⟨

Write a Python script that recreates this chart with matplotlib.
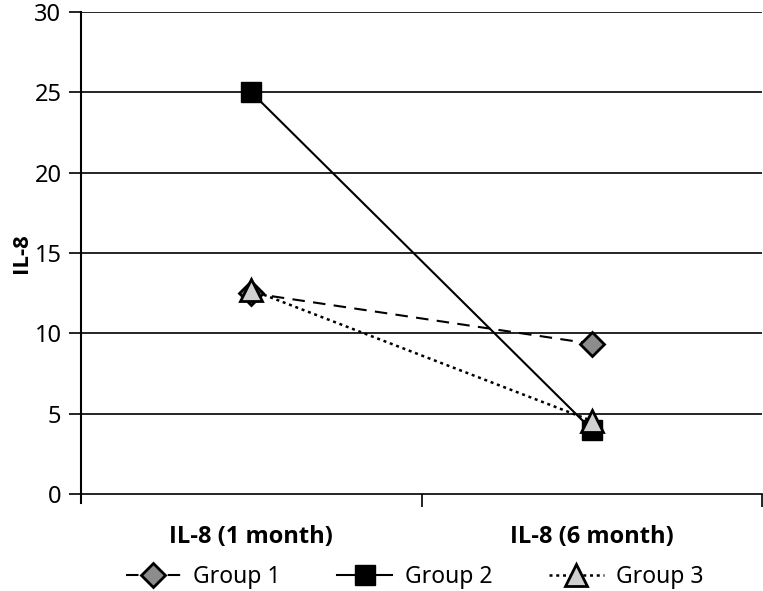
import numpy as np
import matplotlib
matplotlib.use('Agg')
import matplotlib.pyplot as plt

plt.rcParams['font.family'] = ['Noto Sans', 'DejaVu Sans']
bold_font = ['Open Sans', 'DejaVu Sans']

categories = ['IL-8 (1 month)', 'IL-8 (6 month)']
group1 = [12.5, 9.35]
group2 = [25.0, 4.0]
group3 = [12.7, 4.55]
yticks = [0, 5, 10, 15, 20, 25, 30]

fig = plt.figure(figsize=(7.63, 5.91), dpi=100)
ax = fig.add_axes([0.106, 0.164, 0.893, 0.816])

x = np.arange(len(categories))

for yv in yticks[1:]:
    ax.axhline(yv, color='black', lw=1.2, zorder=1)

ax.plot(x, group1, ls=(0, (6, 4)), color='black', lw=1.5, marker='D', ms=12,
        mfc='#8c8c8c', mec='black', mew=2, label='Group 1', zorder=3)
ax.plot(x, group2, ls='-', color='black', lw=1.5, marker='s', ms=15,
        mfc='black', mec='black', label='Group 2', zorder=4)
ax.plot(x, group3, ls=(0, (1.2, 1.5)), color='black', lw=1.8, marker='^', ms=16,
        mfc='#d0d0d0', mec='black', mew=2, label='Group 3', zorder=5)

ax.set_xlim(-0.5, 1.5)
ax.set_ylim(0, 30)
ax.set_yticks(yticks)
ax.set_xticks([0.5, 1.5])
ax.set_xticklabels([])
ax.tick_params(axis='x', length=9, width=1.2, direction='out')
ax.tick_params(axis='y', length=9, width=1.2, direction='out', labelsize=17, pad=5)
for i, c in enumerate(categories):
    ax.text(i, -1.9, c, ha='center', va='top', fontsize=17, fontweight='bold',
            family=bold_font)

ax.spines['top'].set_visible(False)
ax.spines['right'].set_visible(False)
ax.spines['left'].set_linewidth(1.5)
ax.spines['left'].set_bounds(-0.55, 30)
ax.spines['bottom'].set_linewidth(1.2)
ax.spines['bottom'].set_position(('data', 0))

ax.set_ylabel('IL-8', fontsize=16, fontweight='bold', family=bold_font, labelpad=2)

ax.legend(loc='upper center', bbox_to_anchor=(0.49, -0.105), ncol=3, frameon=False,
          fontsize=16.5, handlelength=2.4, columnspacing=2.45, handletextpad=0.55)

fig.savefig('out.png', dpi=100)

⟩

### DIRECTIONS FOR THIS TASK
Without the pictures, return the listing above from its first line through the line that has "mfc='#d0d0d0', mec='black', mew=2, label='Group".

### WRITTEN REPLY
Write a Python script that recreates this chart with matplotlib.
import numpy as np
import matplotlib
matplotlib.use('Agg')
import matplotlib.pyplot as plt

plt.rcParams['font.family'] = ['Noto Sans', 'DejaVu Sans']
bold_font = ['Open Sans', 'DejaVu Sans']

categories = ['IL-8 (1 month)', 'IL-8 (6 month)']
group1 = [12.5, 9.35]
group2 = [25.0, 4.0]
group3 = [12.7, 4.55]
yticks = [0, 5, 10, 15, 20, 25, 30]

fig = plt.figure(figsize=(7.63, 5.91), dpi=100)
ax = fig.add_axes([0.106, 0.164, 0.893, 0.816])

x = np.arange(len(categories))

for yv in yticks[1:]:
    ax.axhline(yv, color='black', lw=1.2, zorder=1)

ax.plot(x, group1, ls=(0, (6, 4)), color='black', lw=1.5, marker='D', ms=12,
        mfc='#8c8c8c', mec='black', mew=2, label='Group 1', zorder=3)
ax.plot(x, group2, ls='-', color='black', lw=1.5, marker='s', ms=15,
        mfc='black', mec='black', label='Group 2', zorder=4)
ax.plot(x, group3, ls=(0, (1.2, 1.5)), color='black', lw=1.8, marker='^', ms=16,
        mfc='#d0d0d0', mec='black', mew=2, label='Group 3', zorder=5)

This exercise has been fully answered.